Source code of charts
## start

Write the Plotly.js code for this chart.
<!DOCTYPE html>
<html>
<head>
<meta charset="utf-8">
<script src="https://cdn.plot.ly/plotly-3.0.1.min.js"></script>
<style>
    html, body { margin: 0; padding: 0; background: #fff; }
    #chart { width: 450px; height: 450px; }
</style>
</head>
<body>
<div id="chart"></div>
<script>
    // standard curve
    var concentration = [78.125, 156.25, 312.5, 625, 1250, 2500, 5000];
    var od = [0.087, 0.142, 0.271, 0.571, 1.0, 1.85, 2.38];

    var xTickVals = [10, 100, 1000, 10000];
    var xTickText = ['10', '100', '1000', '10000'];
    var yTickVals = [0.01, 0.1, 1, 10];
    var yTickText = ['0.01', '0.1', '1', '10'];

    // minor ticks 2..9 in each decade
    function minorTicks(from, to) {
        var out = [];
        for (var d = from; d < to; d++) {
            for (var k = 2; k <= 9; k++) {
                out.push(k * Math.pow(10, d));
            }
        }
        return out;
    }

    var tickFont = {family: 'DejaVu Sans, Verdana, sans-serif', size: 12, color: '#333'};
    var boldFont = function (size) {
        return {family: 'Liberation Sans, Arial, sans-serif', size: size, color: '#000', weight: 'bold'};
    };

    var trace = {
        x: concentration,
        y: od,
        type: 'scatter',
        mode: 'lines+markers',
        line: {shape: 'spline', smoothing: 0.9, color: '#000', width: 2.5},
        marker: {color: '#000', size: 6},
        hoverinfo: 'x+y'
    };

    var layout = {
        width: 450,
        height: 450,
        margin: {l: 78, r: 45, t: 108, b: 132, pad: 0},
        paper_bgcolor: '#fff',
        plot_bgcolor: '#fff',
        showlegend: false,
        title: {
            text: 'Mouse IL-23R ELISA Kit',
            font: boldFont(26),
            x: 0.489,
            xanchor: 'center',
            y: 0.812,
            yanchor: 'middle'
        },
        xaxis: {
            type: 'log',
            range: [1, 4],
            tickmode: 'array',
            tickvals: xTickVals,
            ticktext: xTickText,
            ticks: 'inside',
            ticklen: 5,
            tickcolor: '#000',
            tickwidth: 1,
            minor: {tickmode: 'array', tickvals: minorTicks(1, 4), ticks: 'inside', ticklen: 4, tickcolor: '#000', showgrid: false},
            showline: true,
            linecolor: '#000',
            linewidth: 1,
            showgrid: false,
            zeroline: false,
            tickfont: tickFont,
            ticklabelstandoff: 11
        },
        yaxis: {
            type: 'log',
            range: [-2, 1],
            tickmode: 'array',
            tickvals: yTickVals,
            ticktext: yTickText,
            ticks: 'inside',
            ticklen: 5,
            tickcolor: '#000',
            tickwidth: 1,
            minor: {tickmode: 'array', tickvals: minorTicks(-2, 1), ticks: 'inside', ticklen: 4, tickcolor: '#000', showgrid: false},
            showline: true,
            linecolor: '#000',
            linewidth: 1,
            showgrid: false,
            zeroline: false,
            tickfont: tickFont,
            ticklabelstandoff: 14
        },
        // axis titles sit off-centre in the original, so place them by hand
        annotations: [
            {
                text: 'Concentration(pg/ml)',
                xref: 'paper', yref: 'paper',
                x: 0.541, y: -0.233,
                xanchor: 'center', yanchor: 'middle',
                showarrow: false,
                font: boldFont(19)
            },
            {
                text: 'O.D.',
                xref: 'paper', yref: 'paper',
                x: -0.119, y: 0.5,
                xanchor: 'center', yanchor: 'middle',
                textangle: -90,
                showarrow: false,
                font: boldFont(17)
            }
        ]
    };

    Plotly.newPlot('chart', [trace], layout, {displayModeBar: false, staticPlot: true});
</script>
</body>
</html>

## end
## start

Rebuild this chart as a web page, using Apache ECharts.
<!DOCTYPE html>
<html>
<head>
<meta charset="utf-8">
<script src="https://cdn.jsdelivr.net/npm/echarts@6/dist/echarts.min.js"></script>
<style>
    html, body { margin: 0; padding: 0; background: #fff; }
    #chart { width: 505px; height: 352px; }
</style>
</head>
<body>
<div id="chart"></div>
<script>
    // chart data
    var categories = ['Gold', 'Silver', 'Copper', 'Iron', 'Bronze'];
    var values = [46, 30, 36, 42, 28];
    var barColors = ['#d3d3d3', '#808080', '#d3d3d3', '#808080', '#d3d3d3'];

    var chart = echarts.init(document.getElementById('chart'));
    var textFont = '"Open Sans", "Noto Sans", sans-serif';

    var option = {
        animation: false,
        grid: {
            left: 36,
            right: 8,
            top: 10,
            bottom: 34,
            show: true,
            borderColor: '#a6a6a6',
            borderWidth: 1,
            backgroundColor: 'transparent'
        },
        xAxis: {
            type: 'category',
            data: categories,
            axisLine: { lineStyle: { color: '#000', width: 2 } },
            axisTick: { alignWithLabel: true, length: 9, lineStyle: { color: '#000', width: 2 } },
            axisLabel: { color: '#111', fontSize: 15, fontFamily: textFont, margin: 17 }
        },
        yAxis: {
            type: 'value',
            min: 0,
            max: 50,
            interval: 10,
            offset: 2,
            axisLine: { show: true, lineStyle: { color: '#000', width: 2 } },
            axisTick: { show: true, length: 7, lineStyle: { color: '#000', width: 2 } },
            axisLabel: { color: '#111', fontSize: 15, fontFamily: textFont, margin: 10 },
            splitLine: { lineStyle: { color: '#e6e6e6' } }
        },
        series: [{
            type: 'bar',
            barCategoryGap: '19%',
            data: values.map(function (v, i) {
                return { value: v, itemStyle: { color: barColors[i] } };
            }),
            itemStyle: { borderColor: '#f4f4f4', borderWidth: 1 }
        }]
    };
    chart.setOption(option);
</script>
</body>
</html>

## end

* **Task requirements**: Please list every line of the records that contains "this".

* **Final answer**:
Write the Plotly.js code for this chart.
Rebuild this chart as a web page, using Apache ECharts.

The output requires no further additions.